Thursday, September 15, 2011

0050 – Castelo Velho walled enclosure: a milestone.

Location: Vila Nova de Foz Côa municipality, Guarda district, North Portugal)
Chronology: Chalcolithic
Bibliographic references: Jorge, 1993; 1998; 2002a; 2002b; 2003.



Castelo Velho de Freixo de Romão. Image taken from here.

This walled enclosure, located in a hill top, was used as an instrument for a theoretical drift and for one of the first attempts (if not the first) to introduce a post processual approach in Portuguese Recent Prehistory and in the problematic of enclosures.

As the author puts it: “At first was interpreted along classic lines, as a fortified settlement (...).” (Jorge, 2002a, quoting Jorge, 1993). The next years would be of reinterpretation, questioning the traditional notion of fortified settlement and creating the notion of monuments for these kind of sites. Discussing the arguments, the empirical evidence, the theoretical coherence and fragilities of the framework or the academic contextual environment of this change, all of this would be too much for just a post in a blog. I will be doing it in future posts, as time goes by.

And analyse the consequences of this drift to the disciplinary debate would be no lesser problem. It would be so, if a natural debate happened. But in general, everyone fortified in their one theoretical frameworks (inclusive the newcomers); debate was avoided and substituted by sarcastic comments or back stage gossip; students were (and still are) formatted in the axioms of each “school” and invited to avoided heretical thoughts or practices.
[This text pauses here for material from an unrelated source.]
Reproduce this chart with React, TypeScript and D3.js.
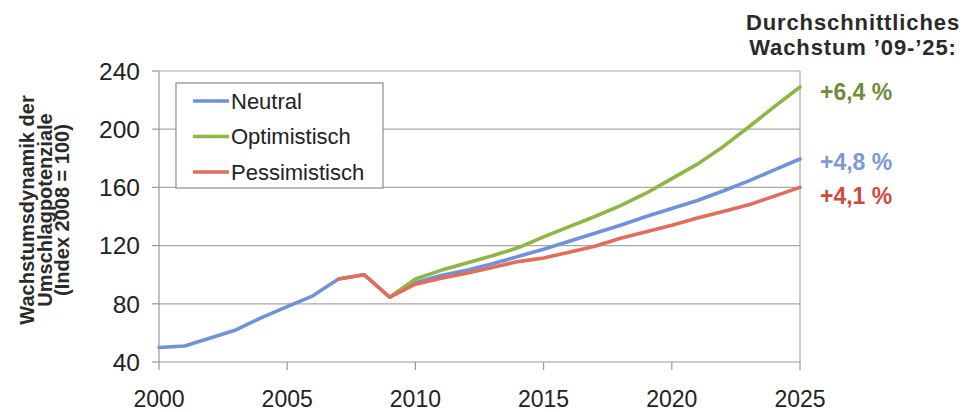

In fact, if the new approach to enclosures, through a clear Anglo Saxon influence, tend to present them as places of social aggregation and identity management, as places intended to bring people together for social interaction, what happen in their contexts of research was a “theoretical fortification” of the different research schools. They enclosed themselves as “real” fortified settlements”, with purpose of defence and control (of their territory and respective inhabitants).
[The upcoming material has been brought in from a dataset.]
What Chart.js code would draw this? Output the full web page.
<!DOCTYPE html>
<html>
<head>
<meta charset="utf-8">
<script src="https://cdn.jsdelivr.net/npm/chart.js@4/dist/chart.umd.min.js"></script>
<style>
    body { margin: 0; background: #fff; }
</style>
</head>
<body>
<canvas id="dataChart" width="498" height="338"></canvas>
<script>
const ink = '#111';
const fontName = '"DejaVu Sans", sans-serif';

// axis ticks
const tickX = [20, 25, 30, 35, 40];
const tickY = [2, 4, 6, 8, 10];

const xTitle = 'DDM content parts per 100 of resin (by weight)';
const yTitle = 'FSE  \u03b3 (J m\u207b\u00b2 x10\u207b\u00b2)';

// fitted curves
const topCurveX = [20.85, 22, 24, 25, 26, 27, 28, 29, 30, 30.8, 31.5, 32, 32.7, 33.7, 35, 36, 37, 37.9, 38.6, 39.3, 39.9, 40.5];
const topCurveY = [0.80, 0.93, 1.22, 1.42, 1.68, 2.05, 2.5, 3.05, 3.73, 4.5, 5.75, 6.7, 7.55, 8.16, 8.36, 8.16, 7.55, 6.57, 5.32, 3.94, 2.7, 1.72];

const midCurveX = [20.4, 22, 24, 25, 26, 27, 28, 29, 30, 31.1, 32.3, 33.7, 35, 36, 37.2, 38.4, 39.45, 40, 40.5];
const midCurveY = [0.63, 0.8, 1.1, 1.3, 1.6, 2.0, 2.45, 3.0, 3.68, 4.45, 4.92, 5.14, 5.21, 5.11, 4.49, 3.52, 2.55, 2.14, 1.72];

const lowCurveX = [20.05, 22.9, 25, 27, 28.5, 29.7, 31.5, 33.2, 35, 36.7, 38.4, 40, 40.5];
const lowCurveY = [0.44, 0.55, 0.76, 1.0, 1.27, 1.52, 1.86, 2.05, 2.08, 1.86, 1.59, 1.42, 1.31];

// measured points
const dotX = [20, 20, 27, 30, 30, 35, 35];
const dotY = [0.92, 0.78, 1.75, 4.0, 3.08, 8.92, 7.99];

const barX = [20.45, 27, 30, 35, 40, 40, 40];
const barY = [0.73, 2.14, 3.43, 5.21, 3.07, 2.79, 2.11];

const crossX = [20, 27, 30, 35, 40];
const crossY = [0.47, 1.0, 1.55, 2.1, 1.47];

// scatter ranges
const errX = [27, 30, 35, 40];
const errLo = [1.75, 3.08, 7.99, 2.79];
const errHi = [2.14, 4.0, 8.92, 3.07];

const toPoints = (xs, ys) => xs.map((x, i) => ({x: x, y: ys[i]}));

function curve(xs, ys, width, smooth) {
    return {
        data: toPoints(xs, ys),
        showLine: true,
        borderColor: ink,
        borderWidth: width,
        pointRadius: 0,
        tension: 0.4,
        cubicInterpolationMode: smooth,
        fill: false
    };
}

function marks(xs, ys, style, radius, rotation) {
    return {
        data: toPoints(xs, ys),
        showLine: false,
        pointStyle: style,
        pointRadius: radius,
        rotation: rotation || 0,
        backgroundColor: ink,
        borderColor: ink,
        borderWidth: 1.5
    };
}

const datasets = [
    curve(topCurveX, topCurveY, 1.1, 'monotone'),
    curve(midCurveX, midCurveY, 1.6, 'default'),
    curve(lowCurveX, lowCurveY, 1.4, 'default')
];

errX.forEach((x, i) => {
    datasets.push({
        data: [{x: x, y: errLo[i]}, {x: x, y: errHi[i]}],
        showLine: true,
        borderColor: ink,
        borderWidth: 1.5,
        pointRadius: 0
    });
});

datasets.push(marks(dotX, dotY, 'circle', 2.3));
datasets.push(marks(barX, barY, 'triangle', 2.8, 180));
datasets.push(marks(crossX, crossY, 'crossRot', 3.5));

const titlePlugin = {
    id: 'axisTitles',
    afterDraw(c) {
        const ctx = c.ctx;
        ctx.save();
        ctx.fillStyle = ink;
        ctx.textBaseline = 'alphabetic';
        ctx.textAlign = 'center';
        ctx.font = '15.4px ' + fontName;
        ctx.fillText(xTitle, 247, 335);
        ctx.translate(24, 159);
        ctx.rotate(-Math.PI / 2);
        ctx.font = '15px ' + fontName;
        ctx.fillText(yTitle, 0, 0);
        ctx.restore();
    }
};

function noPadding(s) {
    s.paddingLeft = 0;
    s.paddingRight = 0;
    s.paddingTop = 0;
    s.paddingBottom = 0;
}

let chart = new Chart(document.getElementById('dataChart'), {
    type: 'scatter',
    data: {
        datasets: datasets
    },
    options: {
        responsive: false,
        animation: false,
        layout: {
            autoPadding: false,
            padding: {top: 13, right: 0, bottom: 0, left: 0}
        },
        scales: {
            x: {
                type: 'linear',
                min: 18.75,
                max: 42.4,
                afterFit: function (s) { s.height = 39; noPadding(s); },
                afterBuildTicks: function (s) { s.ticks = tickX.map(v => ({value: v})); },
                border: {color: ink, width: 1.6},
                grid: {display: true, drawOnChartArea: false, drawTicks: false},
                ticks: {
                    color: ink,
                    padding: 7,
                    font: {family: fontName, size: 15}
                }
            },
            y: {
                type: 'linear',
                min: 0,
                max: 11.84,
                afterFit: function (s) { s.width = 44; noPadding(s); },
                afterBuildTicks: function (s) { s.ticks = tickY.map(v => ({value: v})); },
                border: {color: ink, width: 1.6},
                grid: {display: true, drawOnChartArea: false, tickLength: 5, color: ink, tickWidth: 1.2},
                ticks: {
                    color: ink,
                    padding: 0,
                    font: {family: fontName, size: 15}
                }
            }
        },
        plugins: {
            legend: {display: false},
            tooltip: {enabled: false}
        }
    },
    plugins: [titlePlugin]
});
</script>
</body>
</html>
But as I recently put it, “Walls are built and walls fall down. For long, the approach to South Portugal Recent Prehistory was enclosed and protected from “wicked” European influences by high walls of strict empiricism or theoretical radicalism. Those walls stand, but they no longer enclose.”

As some other walled enclosures in the seventies and eighties, used to question cultural and diffusionists explanations in the light of functionalism and historical materialism, Castelo Velho was another milestone in the research of Portuguese enclosures. Not without “sin”, of course, for scientific practices are made by humans living in “sinful” human social contexts (and not by gods in Olympic laboratories).